Paul M. Sammon in 1982
N: So how exactly did those early
articles eventually lead to a book on the making of Blade Runner?
PS: As I've mentioned, I never initially saw my BR
reportage in terms of a book. You see, I've always been an active
person, professionally and personally. Still am; physically, I'm
somewhat hyper, and I can't stand wasted time. Not that I necessarily
feel that sitting out in the garden watching house finches build
bird nests is wasting time. I don't mean that at all. But, religiously
speaking, I'm sort of a suspicious agnostic who's still inclined
to suspect that once your life is over, it's OVER. That's it. No
heaven, no hell, no Mothership, no reincarnation, no second chance.
So my initial BR writings were only tiny blips on an ongoing
"career radar screen", so to speak. I loved being around
the picture while it was being made, yeah. And I loved writing about
it. But then I moved on.
Yet, for some reason, I couldn't shake BR out of my head.
It became sort of a mental splinter, one I couldn't ignore or get
rid of. Why? Because, very early on, and like other viewers after
me, I'd begun to sense the different layers scattered throughout
the film. Plus, I'd already started to gain a rep as "Mr. Blade
Runner," this walking repository of BR lore. So, over
time, I began writing other pieces about the film. And one day,
critical mass was achieved. That was the afternoon I called up Ridley
Scott and my literary agent, Lori Perkins, and said, "Look,
I'm toying with the idea of doing a book on Blade Runner.
A definitive book. What do you think?" Lori and Ridley both
said they thought it was a great idea. Which was a good thing. Otherwise,
you and I wouldn't be talking! (laughs)
There's a minor story here, by the way. A little footnote to the
film's history I don't believe I've related before. It concerns
Syd Mead's preproduction paintings. The ones that were done before
filming began. Which you still see today; the most ubiquitous one
is this blue-hued illustration of a Spinner flying through a cityscape.
Well, that art was first photographed through the efforts of yours
had showed me about a half dozen of Syd's early paintings during
BR's prep period, and they were so impressive I immediately
got on the horn and managed to convince my Omni editor that
her magazine should hire a photographer who could shoot this art
in the most flattering way possible. Omni then would be able
to use selections of that art to illustrate the articles I was going
to write for them. And that's what happened. Omni hired a
local professional, I set up the shoot between him and Brighton,
and the end result was a lot of fun. For me, anyway.

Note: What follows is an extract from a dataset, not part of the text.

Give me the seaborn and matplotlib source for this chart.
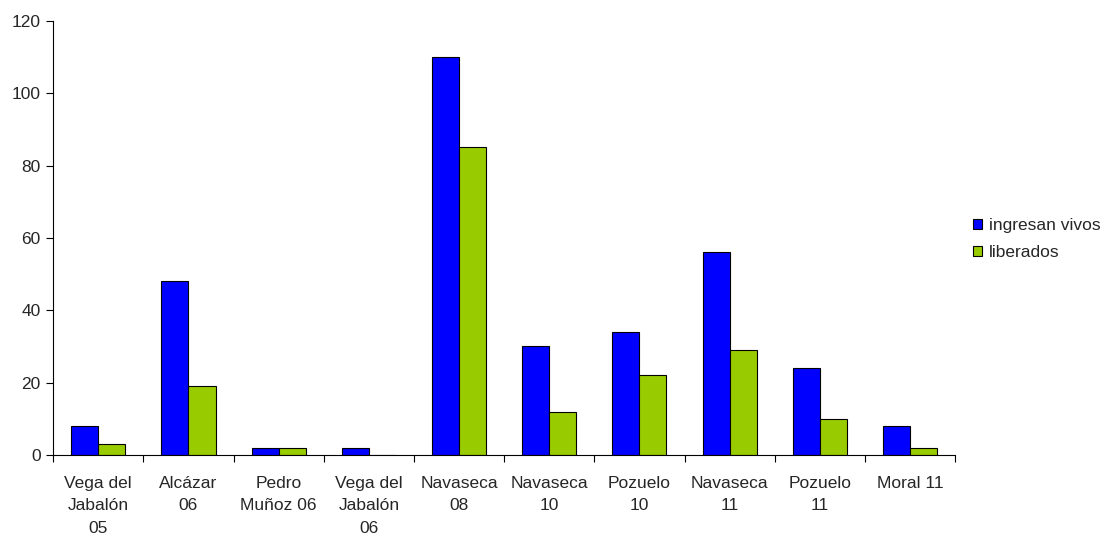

I still remember how we shot Syd's art one afternoon in this little
alcove next to Ridley's office, which at the time was located in
the old Gower Gulch building, where Brighton was first based. This
was before the production company had moved onto the Warners lot.
Anyway, I remember setting up this little easel before carefully
placing Syd's art on that stand. The pieces themselves were small,
about 10 by 15 inches. Next, I helped with the lighting and such,
and then stood around while the photographer shot Syd's work on
reversal stock, which is what is used to produce transparencies.
Then, after those slides were developed, Brighton loved them so
much we made extra sets for them and for Warner Brothers. Of course,
I also sent a set on to Omni, too. And now, 20 years later,
I still see reproductions of those darn things. They pop up everywhere.